= Zichydorf, Saskatchewan =

Zichydorf Village was a village that existed for a short period of time near Regina, Saskatchewan, Canada. The residents of Zichydorf Village mostly came from Zichydorf in Austria-Hungary (now Plandište, Serbia) before World War I.
The original Zichydorf was formed in 1787 in the Banat area of southern Hungary after the expulsion of the Ottoman Empire sponsored by the Habsburgs to secure the area and further the Roman Catholic presence in Eastern Europe. The military campaign was funded by German nobles known as "Counts". One of which whose name was Count Karl Zichy de Vasonkeo who had a dorf (or village) named after him. It was a very unstable area going from Hungarian to Austrian to Yugoslavian rule over a 30-year period. A wealthy land owner, Leopold (and Annie) Amon thus wanted to move to Canada.
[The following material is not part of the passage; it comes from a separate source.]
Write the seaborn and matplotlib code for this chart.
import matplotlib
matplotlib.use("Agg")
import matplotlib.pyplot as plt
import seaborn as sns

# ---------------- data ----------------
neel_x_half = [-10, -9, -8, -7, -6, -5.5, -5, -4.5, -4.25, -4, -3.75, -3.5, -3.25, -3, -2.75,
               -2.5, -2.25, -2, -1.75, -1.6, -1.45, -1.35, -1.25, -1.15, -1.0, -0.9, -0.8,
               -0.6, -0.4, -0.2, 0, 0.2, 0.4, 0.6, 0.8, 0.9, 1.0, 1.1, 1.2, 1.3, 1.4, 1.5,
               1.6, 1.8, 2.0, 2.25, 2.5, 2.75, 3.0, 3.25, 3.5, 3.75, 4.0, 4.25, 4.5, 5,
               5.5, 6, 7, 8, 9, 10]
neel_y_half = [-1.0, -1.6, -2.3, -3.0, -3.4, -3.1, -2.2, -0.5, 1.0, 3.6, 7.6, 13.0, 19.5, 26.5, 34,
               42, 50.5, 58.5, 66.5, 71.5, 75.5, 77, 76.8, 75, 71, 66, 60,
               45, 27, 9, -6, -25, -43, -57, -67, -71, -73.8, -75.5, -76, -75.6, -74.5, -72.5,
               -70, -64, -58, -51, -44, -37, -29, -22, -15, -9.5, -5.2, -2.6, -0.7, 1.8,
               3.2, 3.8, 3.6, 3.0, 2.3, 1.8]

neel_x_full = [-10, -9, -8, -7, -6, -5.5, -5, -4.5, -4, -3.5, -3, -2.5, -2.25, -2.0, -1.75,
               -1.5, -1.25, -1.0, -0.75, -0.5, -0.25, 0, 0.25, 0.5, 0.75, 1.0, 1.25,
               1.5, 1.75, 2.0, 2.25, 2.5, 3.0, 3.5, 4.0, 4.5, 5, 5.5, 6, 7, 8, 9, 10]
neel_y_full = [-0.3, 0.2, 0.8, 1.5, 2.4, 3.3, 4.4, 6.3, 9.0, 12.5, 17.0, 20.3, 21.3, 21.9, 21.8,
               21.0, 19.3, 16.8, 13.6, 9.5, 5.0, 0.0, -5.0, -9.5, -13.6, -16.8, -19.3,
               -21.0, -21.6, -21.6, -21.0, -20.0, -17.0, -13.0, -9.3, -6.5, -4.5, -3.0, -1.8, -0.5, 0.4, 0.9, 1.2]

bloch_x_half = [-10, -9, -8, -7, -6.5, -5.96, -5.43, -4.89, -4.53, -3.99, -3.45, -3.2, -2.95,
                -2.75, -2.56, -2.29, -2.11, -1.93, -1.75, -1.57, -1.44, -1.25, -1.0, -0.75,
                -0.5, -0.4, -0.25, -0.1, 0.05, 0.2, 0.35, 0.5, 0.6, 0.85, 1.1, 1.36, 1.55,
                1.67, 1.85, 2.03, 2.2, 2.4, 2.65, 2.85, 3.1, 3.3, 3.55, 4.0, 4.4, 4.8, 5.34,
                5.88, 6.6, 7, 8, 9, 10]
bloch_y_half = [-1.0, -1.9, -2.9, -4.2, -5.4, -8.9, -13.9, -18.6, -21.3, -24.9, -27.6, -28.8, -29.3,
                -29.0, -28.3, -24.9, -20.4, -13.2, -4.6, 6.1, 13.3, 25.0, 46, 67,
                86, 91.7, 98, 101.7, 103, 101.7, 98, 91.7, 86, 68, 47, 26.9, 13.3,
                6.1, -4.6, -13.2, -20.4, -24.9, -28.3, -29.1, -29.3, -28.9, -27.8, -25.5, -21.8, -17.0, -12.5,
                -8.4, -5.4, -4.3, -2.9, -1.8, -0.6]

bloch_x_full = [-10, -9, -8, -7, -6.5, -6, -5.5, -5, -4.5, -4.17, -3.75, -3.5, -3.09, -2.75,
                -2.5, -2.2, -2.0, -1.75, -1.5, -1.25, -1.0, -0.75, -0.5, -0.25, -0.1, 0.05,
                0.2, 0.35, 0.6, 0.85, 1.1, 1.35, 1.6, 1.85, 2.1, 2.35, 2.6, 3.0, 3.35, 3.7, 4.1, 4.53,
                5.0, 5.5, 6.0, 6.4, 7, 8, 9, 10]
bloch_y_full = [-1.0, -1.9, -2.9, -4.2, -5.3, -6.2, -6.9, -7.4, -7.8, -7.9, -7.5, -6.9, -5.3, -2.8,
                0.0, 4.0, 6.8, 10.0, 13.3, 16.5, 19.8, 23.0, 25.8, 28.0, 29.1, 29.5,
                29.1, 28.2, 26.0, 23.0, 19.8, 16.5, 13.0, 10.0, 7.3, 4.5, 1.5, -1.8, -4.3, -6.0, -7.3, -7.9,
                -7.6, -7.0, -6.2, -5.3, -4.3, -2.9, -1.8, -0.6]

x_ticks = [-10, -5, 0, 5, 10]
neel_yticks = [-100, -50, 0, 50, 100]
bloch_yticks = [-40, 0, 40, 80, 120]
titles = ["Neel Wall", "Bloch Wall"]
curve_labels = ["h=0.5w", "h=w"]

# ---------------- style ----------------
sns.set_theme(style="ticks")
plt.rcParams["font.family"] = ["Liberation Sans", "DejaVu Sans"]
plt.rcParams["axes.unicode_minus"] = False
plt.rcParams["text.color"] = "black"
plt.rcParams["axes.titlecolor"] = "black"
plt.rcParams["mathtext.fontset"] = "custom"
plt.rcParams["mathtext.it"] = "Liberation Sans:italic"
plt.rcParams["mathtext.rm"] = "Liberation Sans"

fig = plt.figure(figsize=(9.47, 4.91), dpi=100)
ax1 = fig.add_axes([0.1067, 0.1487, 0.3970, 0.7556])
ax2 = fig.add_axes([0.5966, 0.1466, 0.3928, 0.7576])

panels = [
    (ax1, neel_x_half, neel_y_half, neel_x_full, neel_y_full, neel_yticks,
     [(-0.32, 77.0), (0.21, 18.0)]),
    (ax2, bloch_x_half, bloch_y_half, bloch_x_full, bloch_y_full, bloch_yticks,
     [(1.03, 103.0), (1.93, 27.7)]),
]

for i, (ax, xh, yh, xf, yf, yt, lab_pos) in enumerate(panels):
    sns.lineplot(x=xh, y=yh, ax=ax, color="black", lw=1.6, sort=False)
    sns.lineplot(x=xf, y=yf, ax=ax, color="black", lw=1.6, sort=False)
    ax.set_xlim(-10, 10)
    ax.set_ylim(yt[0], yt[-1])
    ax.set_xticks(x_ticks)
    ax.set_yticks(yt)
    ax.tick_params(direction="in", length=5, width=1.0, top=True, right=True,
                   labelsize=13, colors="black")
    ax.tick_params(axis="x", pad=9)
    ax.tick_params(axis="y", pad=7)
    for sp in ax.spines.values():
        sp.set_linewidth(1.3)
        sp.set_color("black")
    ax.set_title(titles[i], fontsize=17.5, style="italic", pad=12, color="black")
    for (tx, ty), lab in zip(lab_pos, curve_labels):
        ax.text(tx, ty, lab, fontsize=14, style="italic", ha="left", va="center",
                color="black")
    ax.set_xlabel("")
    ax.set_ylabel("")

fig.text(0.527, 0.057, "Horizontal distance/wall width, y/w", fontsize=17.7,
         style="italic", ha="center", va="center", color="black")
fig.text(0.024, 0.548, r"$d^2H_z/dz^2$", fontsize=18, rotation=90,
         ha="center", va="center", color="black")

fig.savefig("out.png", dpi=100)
They helped pay the way for 15 families of cousins and friends from the village to move to Canada in 1900 aboard a ship called the "Karlsburg". Leopold and Annie Amon purchased 40 acres of land a little south of Regina Saskatchewan that they called " Little Zichydorf " .The colony of German speaking Roman Catholics wanted their own school for their children, but the Regina School Board voted in favor of a new school going to neighboring Springdale. Eventually "Little Zichydorf" became part of the colony of Sprindale.